#### Records for the exercise:

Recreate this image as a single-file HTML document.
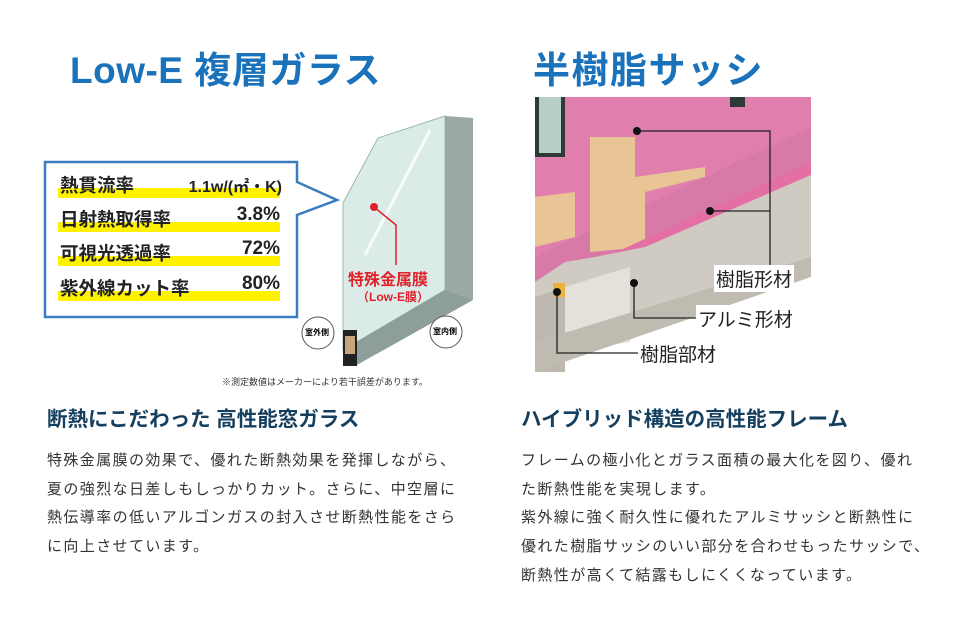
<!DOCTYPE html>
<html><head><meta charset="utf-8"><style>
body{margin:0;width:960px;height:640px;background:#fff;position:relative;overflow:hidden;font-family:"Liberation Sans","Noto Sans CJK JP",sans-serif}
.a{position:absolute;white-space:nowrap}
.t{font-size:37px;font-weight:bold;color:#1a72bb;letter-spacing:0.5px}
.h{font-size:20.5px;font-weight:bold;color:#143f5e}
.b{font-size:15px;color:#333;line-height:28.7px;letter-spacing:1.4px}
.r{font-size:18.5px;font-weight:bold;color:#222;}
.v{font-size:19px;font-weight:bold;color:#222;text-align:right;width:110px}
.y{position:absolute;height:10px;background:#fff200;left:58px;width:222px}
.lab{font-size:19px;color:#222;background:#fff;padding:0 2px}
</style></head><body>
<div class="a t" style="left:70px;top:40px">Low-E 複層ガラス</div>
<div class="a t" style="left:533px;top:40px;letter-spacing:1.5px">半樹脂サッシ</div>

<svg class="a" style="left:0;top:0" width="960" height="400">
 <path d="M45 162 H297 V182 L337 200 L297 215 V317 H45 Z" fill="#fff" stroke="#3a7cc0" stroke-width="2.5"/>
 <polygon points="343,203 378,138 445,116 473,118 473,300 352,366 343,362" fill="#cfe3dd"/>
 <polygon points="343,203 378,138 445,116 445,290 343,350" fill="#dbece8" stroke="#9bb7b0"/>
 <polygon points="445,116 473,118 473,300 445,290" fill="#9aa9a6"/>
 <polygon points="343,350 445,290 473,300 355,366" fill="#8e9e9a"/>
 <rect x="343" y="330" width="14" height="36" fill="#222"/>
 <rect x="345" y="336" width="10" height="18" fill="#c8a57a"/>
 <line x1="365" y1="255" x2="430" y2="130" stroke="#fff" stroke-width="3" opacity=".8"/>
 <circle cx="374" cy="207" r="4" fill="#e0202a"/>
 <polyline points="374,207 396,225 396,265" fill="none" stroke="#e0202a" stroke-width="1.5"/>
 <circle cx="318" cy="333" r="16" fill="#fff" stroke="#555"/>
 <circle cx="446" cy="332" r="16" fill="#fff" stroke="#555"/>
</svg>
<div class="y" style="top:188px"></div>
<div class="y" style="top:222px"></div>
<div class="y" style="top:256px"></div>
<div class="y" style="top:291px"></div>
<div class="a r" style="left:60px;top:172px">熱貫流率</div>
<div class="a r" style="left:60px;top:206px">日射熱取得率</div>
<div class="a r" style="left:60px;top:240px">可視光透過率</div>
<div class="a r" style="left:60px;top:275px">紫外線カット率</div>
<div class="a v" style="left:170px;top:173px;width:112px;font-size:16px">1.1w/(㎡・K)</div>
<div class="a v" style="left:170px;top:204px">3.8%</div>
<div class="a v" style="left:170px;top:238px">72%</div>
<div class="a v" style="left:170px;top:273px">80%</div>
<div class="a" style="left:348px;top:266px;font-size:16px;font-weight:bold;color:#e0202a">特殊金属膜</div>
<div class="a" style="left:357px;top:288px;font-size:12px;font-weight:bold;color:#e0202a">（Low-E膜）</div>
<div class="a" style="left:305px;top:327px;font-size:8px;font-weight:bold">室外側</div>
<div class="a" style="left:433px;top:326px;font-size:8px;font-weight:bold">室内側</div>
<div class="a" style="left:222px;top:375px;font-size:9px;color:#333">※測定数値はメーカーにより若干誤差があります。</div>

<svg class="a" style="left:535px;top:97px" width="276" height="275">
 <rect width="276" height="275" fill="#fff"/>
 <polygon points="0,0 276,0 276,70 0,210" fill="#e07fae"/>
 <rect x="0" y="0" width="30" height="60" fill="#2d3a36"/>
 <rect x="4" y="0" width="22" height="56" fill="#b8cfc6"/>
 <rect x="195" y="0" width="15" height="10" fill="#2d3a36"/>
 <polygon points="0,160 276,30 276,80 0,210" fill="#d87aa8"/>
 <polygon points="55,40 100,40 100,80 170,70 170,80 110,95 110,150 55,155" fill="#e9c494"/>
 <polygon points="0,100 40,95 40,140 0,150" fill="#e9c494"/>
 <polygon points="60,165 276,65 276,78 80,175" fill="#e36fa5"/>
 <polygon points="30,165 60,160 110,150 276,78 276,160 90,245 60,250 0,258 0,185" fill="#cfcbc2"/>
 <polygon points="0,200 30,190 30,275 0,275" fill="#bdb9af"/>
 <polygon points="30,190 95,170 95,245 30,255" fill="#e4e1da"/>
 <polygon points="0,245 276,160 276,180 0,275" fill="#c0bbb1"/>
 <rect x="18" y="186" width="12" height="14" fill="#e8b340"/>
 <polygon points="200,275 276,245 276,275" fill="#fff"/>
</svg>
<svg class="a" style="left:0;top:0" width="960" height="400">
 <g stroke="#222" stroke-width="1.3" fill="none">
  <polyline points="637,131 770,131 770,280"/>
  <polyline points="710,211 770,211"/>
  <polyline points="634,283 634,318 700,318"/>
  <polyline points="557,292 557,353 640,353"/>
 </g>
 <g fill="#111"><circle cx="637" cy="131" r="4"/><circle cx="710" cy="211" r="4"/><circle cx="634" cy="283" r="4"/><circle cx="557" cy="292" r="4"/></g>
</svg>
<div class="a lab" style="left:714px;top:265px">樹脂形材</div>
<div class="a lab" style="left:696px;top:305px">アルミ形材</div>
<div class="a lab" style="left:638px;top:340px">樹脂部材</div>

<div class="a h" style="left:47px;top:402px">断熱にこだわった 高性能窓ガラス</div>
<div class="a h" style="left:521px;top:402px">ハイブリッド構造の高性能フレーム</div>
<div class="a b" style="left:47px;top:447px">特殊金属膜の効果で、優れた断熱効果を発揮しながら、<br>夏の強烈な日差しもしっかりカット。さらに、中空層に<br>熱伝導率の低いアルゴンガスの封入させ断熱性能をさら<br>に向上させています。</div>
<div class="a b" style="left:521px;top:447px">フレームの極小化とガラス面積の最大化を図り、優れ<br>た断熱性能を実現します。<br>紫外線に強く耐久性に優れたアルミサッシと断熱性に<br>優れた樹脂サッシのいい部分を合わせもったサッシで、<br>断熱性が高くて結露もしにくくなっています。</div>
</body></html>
---
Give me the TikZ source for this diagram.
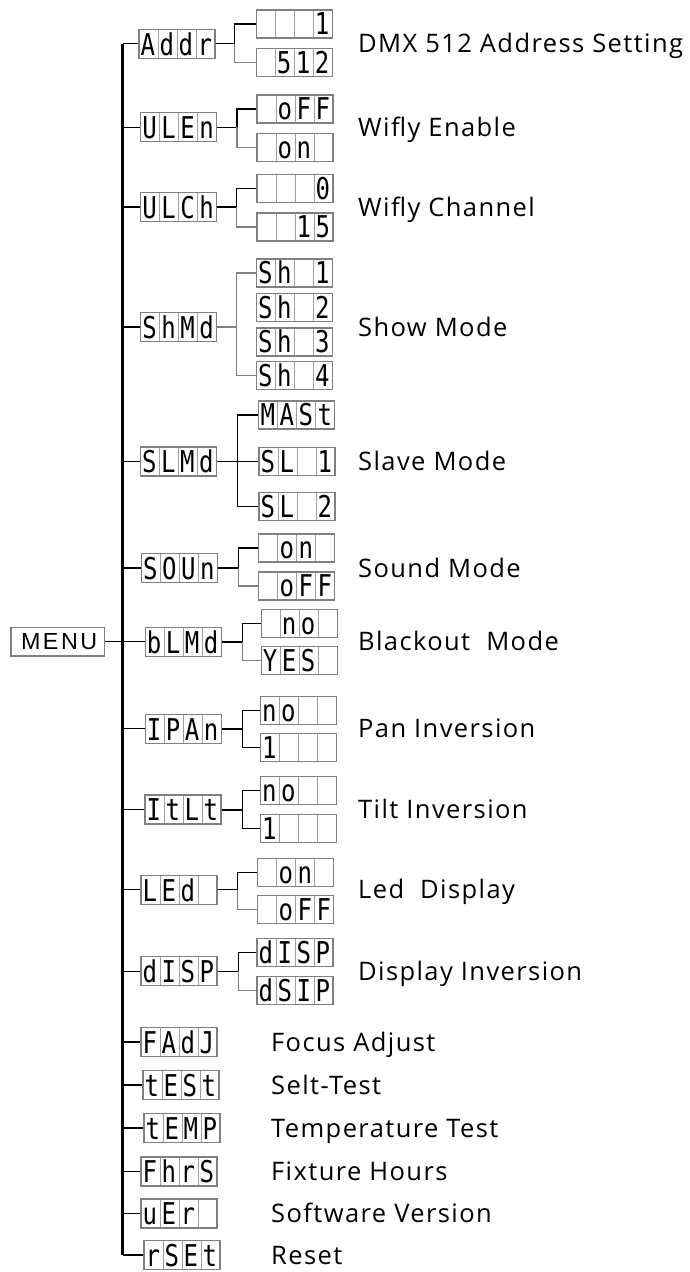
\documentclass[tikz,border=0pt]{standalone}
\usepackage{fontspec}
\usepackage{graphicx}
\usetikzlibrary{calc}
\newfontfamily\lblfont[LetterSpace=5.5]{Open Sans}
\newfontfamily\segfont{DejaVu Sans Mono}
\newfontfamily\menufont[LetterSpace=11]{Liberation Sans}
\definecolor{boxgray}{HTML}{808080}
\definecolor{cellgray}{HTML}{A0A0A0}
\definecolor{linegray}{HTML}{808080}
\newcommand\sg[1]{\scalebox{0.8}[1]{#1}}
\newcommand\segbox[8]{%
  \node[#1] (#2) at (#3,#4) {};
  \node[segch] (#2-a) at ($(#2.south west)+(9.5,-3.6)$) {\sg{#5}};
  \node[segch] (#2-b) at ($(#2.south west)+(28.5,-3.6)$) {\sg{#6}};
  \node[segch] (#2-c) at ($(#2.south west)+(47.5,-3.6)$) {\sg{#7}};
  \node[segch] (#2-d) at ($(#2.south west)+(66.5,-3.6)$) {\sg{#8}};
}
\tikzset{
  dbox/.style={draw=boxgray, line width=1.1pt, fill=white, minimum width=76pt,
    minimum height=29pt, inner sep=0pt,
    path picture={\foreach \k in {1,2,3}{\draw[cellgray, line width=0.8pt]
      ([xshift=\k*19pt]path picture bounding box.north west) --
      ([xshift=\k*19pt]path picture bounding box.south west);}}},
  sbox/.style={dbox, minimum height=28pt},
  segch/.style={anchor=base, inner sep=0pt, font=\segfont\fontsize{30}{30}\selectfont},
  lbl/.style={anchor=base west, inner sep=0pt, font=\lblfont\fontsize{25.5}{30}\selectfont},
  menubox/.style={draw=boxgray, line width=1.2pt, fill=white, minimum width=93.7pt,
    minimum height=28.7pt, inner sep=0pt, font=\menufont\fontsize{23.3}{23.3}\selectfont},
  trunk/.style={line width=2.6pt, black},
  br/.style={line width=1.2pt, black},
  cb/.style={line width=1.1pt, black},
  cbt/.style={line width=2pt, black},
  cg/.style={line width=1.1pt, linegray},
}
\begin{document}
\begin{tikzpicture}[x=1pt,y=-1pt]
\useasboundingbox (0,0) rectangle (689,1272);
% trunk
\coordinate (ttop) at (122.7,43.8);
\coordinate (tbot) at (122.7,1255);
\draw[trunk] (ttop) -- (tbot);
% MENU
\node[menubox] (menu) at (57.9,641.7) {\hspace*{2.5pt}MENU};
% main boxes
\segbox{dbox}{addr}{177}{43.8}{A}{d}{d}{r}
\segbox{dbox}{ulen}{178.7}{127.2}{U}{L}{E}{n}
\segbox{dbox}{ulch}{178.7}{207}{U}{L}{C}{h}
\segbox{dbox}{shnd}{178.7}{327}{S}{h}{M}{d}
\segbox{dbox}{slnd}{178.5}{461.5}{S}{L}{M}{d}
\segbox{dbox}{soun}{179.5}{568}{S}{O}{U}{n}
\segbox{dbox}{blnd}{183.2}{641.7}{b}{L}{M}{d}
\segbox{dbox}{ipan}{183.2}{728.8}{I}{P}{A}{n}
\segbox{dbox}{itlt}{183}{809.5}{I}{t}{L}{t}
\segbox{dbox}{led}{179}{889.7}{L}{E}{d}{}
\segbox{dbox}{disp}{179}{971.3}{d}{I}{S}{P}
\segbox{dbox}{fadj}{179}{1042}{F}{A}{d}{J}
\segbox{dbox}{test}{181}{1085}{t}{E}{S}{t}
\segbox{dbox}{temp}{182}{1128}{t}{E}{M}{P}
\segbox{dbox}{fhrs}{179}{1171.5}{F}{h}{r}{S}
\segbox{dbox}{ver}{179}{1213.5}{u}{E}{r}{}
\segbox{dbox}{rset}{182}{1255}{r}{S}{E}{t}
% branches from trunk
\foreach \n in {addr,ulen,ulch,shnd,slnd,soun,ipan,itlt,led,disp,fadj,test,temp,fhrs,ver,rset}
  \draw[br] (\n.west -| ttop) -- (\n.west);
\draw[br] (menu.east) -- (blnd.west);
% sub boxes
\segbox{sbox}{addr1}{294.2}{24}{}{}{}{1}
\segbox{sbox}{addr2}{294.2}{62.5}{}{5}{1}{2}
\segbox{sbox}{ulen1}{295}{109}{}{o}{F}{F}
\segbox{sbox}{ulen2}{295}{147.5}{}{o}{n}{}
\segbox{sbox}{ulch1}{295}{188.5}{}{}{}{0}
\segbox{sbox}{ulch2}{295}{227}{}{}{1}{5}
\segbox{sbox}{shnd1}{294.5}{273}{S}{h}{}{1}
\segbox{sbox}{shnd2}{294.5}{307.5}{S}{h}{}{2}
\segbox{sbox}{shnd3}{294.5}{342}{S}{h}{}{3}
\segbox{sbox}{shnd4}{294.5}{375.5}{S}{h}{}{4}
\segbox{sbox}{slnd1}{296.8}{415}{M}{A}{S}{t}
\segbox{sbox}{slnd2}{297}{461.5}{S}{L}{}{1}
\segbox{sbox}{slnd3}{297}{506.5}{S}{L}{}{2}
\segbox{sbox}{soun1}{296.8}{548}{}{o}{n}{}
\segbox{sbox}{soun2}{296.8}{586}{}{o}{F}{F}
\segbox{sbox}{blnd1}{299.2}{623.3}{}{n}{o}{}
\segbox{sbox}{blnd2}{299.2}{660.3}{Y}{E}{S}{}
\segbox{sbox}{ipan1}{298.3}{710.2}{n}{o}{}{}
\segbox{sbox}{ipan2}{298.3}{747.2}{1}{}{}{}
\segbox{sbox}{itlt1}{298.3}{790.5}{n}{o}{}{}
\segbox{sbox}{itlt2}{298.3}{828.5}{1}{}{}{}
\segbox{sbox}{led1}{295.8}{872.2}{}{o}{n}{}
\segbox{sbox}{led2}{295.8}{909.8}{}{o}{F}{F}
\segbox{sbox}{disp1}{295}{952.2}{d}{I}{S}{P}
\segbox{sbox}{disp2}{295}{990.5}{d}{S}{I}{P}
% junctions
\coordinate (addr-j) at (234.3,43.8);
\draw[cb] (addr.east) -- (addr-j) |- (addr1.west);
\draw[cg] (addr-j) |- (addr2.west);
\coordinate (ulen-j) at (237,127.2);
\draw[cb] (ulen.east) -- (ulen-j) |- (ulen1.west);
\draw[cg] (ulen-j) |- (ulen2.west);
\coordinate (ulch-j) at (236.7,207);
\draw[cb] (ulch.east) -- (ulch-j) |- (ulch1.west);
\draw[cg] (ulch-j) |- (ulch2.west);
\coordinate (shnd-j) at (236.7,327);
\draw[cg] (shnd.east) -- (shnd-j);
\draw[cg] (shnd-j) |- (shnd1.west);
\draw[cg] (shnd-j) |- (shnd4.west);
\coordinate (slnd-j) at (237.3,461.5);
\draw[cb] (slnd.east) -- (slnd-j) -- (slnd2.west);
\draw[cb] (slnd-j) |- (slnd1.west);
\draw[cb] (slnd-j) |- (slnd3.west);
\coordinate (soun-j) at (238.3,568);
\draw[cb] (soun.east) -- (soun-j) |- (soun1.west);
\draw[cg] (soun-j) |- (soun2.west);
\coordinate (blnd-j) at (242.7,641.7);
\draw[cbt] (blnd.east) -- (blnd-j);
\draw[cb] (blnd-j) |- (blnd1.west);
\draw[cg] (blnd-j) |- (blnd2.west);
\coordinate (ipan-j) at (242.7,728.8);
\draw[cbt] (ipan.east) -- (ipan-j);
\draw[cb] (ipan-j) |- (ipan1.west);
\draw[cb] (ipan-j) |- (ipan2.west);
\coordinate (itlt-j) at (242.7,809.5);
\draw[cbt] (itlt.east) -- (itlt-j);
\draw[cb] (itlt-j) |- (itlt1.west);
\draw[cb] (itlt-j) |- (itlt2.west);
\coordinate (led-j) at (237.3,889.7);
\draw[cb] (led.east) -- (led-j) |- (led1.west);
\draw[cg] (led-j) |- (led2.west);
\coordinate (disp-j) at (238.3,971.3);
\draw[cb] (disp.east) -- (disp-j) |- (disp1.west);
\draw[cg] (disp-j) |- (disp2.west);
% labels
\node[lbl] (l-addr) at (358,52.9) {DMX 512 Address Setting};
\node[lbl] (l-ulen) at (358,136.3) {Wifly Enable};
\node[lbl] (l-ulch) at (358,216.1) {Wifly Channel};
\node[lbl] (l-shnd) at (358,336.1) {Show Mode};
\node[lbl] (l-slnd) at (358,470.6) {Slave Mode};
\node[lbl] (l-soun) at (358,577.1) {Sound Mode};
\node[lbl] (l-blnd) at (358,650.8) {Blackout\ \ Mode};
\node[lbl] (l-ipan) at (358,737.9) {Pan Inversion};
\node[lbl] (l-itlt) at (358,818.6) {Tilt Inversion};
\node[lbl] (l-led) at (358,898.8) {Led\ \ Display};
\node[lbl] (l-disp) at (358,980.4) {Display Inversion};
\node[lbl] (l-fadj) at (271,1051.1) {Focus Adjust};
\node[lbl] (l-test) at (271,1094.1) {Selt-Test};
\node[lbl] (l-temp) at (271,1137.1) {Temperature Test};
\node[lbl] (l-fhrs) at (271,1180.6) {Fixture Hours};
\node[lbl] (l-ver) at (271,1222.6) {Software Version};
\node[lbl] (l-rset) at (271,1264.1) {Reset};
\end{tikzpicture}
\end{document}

#### Stated exercise:
Collect, from the material above, every line containing the word "this".

#### Answer to the problem:
Recreate this image as a single-file HTML document.
Give me the TikZ source for this diagram.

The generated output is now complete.